Quote the whole listing exactly. Leave the pictures out of your copy.

────────────────────

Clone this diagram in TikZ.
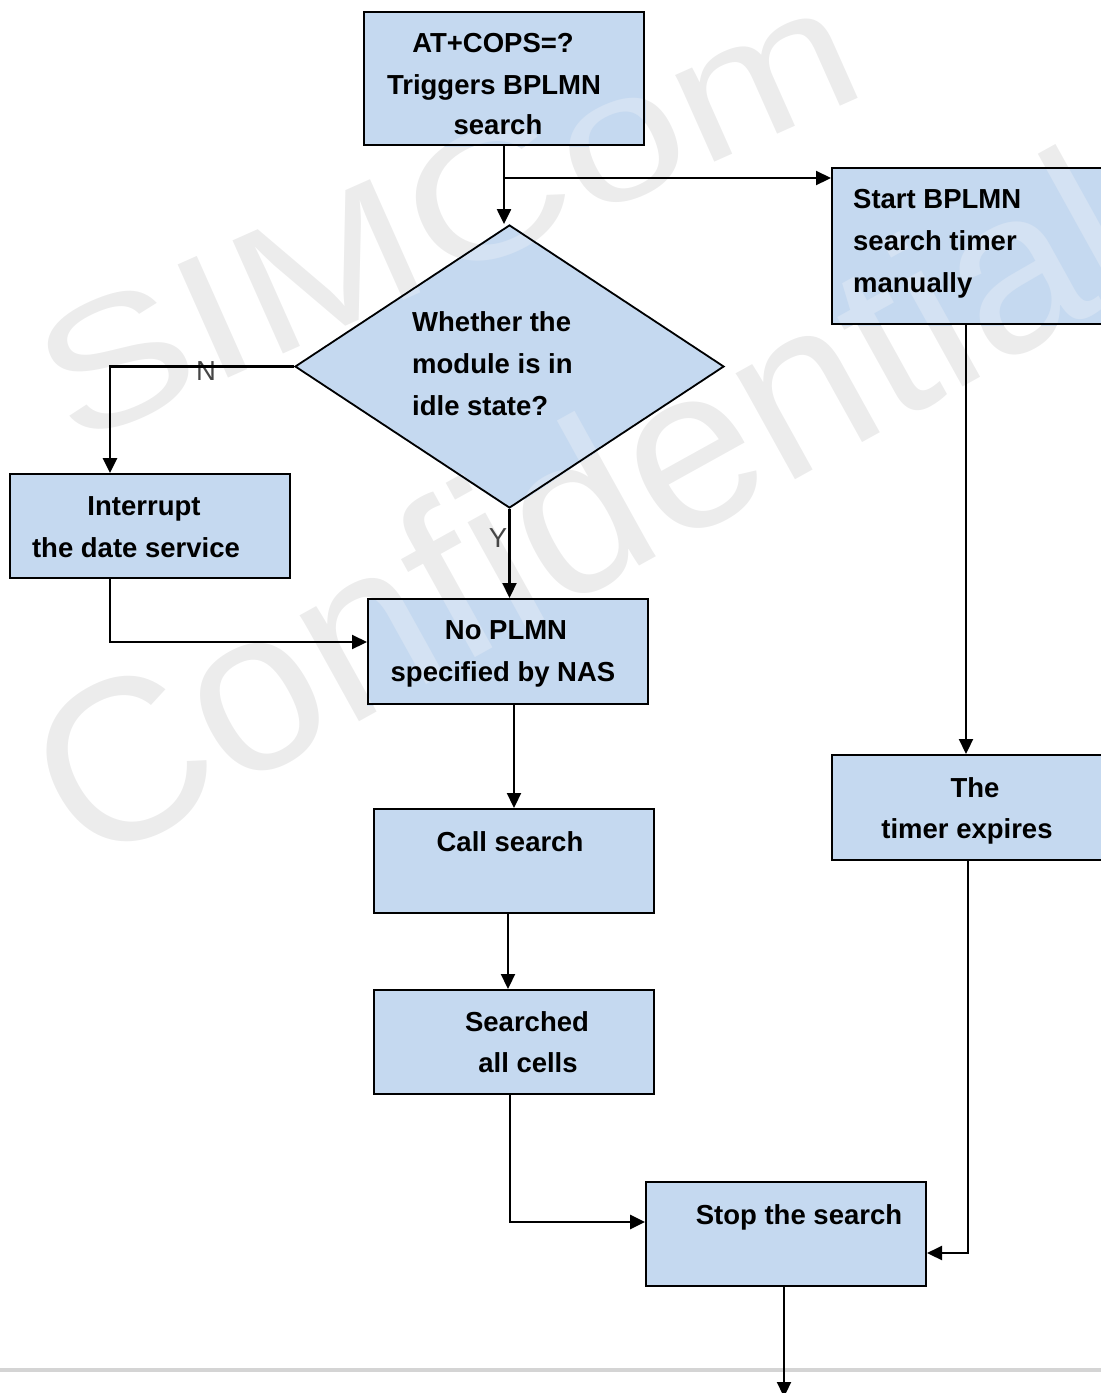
\documentclass[tikz,border=0pt]{standalone}
\usepackage{fontspec}
\setmainfont{Liberation Sans}
\usetikzlibrary{arrows.meta,calc,shapes.geometric,backgrounds}

\definecolor{boxblue}{RGB}{197,217,240}
\definecolor{markgray}{RGB}{236,236,236}
\definecolor{markblue}{RGB}{212,226,243}
\definecolor{labelgray}{RGB}{70,70,70}
\definecolor{rulegray}{RGB}{212,212,212}

% faint company watermark, drawn in the given colour; #2 makes node names unique
\newcommand\drawmark[2]{%
  \node[markstyle,text=#1,rotate=24,xscale=1.25,font=\fontsize{180}{180}\selectfont]
    (simcom#2) at (72,448) {SIMCom};
  \node[markstyle,text=#1,rotate=29,font=\fontsize{230}{230}\selectfont]
    (conf#2) at (88,872) {Confidential};
}

\begin{document}
\begin{tikzpicture}[
  x=1pt, y=-1pt,
  box/.style={draw, line width=2pt, minimum width=280pt, inner sep=0pt},
  decision/.style={draw, diamond, line width=1.8pt, inner sep=0pt,
    minimum width=429pt, minimum height=283pt},
  txt/.style={font=\fontsize{27.5}{33}\selectfont\bfseries, anchor=base, inner sep=0pt},
  txtl/.style={txt, anchor=base west},
  yn/.style={font=\fontsize{27.5}{33}\selectfont, text=labelgray, anchor=base, inner sep=0pt},
  markstyle/.style={anchor=base west, inner sep=0pt},
  arr/.style={-{Triangle[length=15pt,width=14pt]}, line width=2.2pt},
]
\useasboundingbox (0,0) rectangle (1101,1393);
\clip (0,0) rectangle (1101,1393);

% boxes
\node[box, minimum height=133pt] (top)   at (504,78.5)  {};
\node[box, minimum height=156pt] (start) at (972,246)   {};
\node[decision]                  (dia)   at (509.5,366.5) {};
\node[box, minimum height=104pt] (int)   at (150,526)   {};
\node[box, minimum height=105pt] (nop)   at (508,651.5) {};
\node[box, minimum height=104pt] (call)  at (514,861)   {};
\node[box, minimum height=104pt] (sea)   at (514,1042)  {};
\node[box, minimum height=105pt] (timer) at (972,807.5) {};
\node[box, minimum height=104pt] (stop)  at (786,1234)  {};

% box texts
\node[txt] (top1) at (493,52)  {AT+COPS=?};
\node[txt] (top2) at (494,94)  {Triggers BPLMN};
\node[txt] (top3) at (498,134) {search};
\node[txtl] (st1) at (853,208) {Start BPLMN};
\node[txtl] (st2) at (853,250) {search timer};
\node[txtl] (st3) at (853,292) {manually};
\node[txtl] (dia1) at (412,331) {Whether the};
\node[txtl] (dia2) at (412,373) {module is in};
\node[txtl] (dia3) at (412,415) {idle state?};
\node[txt] (int1) at (144,515) {Interrupt};
\node[txt] (int2) at (136,557) {the date service};
\node[txt] (nop1) at (506,639) {No PLMN};
\node[txt] (nop2) at (503,681) {specified by NAS};
\node[txt] (call1) at (510,851) {Call search};
\node[txt] (sea1) at (527,1031) {Searched};
\node[txt] (sea2) at (528,1072) {all cells};
\node[txt] (tim1) at (975,797) {The};
\node[txt] (tim2) at (967,838) {timer expires};
\node[txt] (stop1) at (799,1224) {Stop the search};

% branch labels
\node[yn] (nlab) at (206,380) {N};
\node[yn] (ylab) at (498,547) {Y};

% box fills and watermark behind the outlines
\begin{pgfonlayer}{background}
  \begin{scope}
    \clip (0,0) rectangle (1101,1393);
    \drawmark{markgray}{g}
    \foreach \n in {top,start,int,nop,call,sea,timer,stop}
      \fill[boxblue] (\n.south west) rectangle (\n.north east);
    \fill[boxblue] (dia.north) -- (dia.east) -- (dia.south) -- (dia.west) -- cycle;
    \begin{scope}
      \clip (top.south west) rectangle (top.north east)
            (start.south west) rectangle (start.north east)
            (int.south west) rectangle (int.north east)
            (nop.south west) rectangle (nop.north east)
            (call.south west) rectangle (call.north east)
            (sea.south west) rectangle (sea.north east)
            (timer.south west) rectangle (timer.north east)
            (stop.south west) rectangle (stop.north east)
            (dia.north) -- (dia.east) -- (dia.south) -- (dia.west) -- cycle;
      \drawmark{markblue}{b}
    \end{scope}
  \end{scope}
\end{pgfonlayer}

% page rule near the bottom
\coordinate (ruleL) at (0,1370);
\coordinate (ruleR) at (1101,1370);
\draw[rulegray, line width=4pt] (ruleL) -- (ruleR);

% connectors
\coordinate (br) at (504,178);
\coordinate (out) at (784,1397);
\draw[arr] (top.south) -- (top.south |- dia.north);
\draw[arr] (br) -- (br -| start.west);
\draw[arr, line width=2.8pt] (dia.west) -| ($(int.north)+(-40,0)$);
\draw[arr] (dia.south) -- (dia.south |- nop.north);
\draw[arr] ($(int.south)+(-40,0)$) |- ($(nop.west)+(0,-9.5)$);
\draw[arr] (call.north |- nop.south) -- (call.north);
\draw[arr] ($(call.south)+(-6,0)$) -- ($(sea.north)+(-6,0)$);
\draw[arr, line width=2.8pt] ($(sea.south)+(-4,0)$) |- ($(stop.west)+(0,-12)$);
\draw[arr] ($(start.south)+(-6,0)$) -- ($(timer.north)+(-6,0)$);
\draw[arr] ($(timer.south)+(-4,0)$) |- ($(stop.east)+(0,19)$);
\draw[arr] ($(stop.south)+(-2,0)$) -- (out);
\end{tikzpicture}
\end{document}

────────────────────

— SOLUTION FOR THIS EXERCISE —
Clone this diagram in TikZ.
\documentclass[tikz,border=0pt]{standalone}
\usepackage{fontspec}
\setmainfont{Liberation Sans}
\usetikzlibrary{arrows.meta,calc,shapes.geometric,backgrounds}

\definecolor{boxblue}{RGB}{197,217,240}
\definecolor{markgray}{RGB}{236,236,236}
\definecolor{markblue}{RGB}{212,226,243}
\definecolor{labelgray}{RGB}{70,70,70}
\definecolor{rulegray}{RGB}{212,212,212}

% faint company watermark, drawn in the given colour; #2 makes node names unique
\newcommand\drawmark[2]{%
  \node[markstyle,text=#1,rotate=24,xscale=1.25,font=\fontsize{180}{180}\selectfont]
    (simcom#2) at (72,448) {SIMCom};
  \node[markstyle,text=#1,rotate=29,font=\fontsize{230}{230}\selectfont]
    (conf#2) at (88,872) {Confidential};
}

\begin{document}
\begin{tikzpicture}[
  x=1pt, y=-1pt,
  box/.style={draw, line width=2pt, minimum width=280pt, inner sep=0pt},
  decision/.style={draw, diamond, line width=1.8pt, inner sep=0pt,
    minimum width=429pt, minimum height=283pt},
  txt/.style={font=\fontsize{27.5}{33}\selectfont\bfseries, anchor=base, inner sep=0pt},
  txtl/.style={txt, anchor=base west},
  yn/.style={font=\fontsize{27.5}{33}\selectfont, text=labelgray, anchor=base, inner sep=0pt},
  markstyle/.style={anchor=base west, inner sep=0pt},
  arr/.style={-{Triangle[length=15pt,width=14pt]}, line width=2.2pt},
]
\useasboundingbox (0,0) rectangle (1101,1393);
\clip (0,0) rectangle (1101,1393);

% boxes
\node[box, minimum height=133pt] (top)   at (504,78.5)  {};
\node[box, minimum height=156pt] (start) at (972,246)   {};
\node[decision]                  (dia)   at (509.5,366.5) {};
\node[box, minimum height=104pt] (int)   at (150,526)   {};
\node[box, minimum height=105pt] (nop)   at (508,651.5) {};
\node[box, minimum height=104pt] (call)  at (514,861)   {};
\node[box, minimum height=104pt] (sea)   at (514,1042)  {};
\node[box, minimum height=105pt] (timer) at (972,807.5) {};
\node[box, minimum height=104pt] (stop)  at (786,1234)  {};

% box texts
\node[txt] (top1) at (493,52)  {AT+COPS=?};
\node[txt] (top2) at (494,94)  {Triggers BPLMN};
\node[txt] (top3) at (498,134) {search};
\node[txtl] (st1) at (853,208) {Start BPLMN};
\node[txtl] (st2) at (853,250) {search timer};
\node[txtl] (st3) at (853,292) {manually};
\node[txtl] (dia1) at (412,331) {Whether the};
\node[txtl] (dia2) at (412,373) {module is in};
\node[txtl] (dia3) at (412,415) {idle state?};
\node[txt] (int1) at (144,515) {Interrupt};
\node[txt] (int2) at (136,557) {the date service};
\node[txt] (nop1) at (506,639) {No PLMN};
\node[txt] (nop2) at (503,681) {specified by NAS};
\node[txt] (call1) at (510,851) {Call search};
\node[txt] (sea1) at (527,1031) {Searched};
\node[txt] (sea2) at (528,1072) {all cells};
\node[txt] (tim1) at (975,797) {The};
\node[txt] (tim2) at (967,838) {timer expires};
\node[txt] (stop1) at (799,1224) {Stop the search};

% branch labels
\node[yn] (nlab) at (206,380) {N};
\node[yn] (ylab) at (498,547) {Y};

% box fills and watermark behind the outlines
\begin{pgfonlayer}{background}
  \begin{scope}
    \clip (0,0) rectangle (1101,1393);
    \drawmark{markgray}{g}
    \foreach \n in {top,start,int,nop,call,sea,timer,stop}
      \fill[boxblue] (\n.south west) rectangle (\n.north east);
    \fill[boxblue] (dia.north) -- (dia.east) -- (dia.south) -- (dia.west) -- cycle;
    \begin{scope}
      \clip (top.south west) rectangle (top.north east)
            (start.south west) rectangle (start.north east)
            (int.south west) rectangle (int.north east)
            (nop.south west) rectangle (nop.north east)
            (call.south west) rectangle (call.north east)
            (sea.south west) rectangle (sea.north east)
            (timer.south west) rectangle (timer.north east)
            (stop.south west) rectangle (stop.north east)
            (dia.north) -- (dia.east) -- (dia.south) -- (dia.west) -- cycle;
      \drawmark{markblue}{b}
    \end{scope}
  \end{scope}
\end{pgfonlayer}

% page rule near the bottom
\coordinate (ruleL) at (0,1370);
\coordinate (ruleR) at (1101,1370);
\draw[rulegray, line width=4pt] (ruleL) -- (ruleR);

% connectors
\coordinate (br) at (504,178);
\coordinate (out) at (784,1397);
\draw[arr] (top.south) -- (top.south |- dia.north);
\draw[arr] (br) -- (br -| start.west);
\draw[arr, line width=2.8pt] (dia.west) -| ($(int.north)+(-40,0)$);
\draw[arr] (dia.south) -- (dia.south |- nop.north);
\draw[arr] ($(int.south)+(-40,0)$) |- ($(nop.west)+(0,-9.5)$);
\draw[arr] (call.north |- nop.south) -- (call.north);
\draw[arr] ($(call.south)+(-6,0)$) -- ($(sea.north)+(-6,0)$);
\draw[arr, line width=2.8pt] ($(sea.south)+(-4,0)$) |- ($(stop.west)+(0,-12)$);
\draw[arr] ($(start.south)+(-6,0)$) -- ($(timer.north)+(-6,0)$);
\draw[arr] ($(timer.south)+(-4,0)$) |- ($(stop.east)+(0,19)$);
\draw[arr] ($(stop.south)+(-2,0)$) -- (out);
\end{tikzpicture}
\end{document}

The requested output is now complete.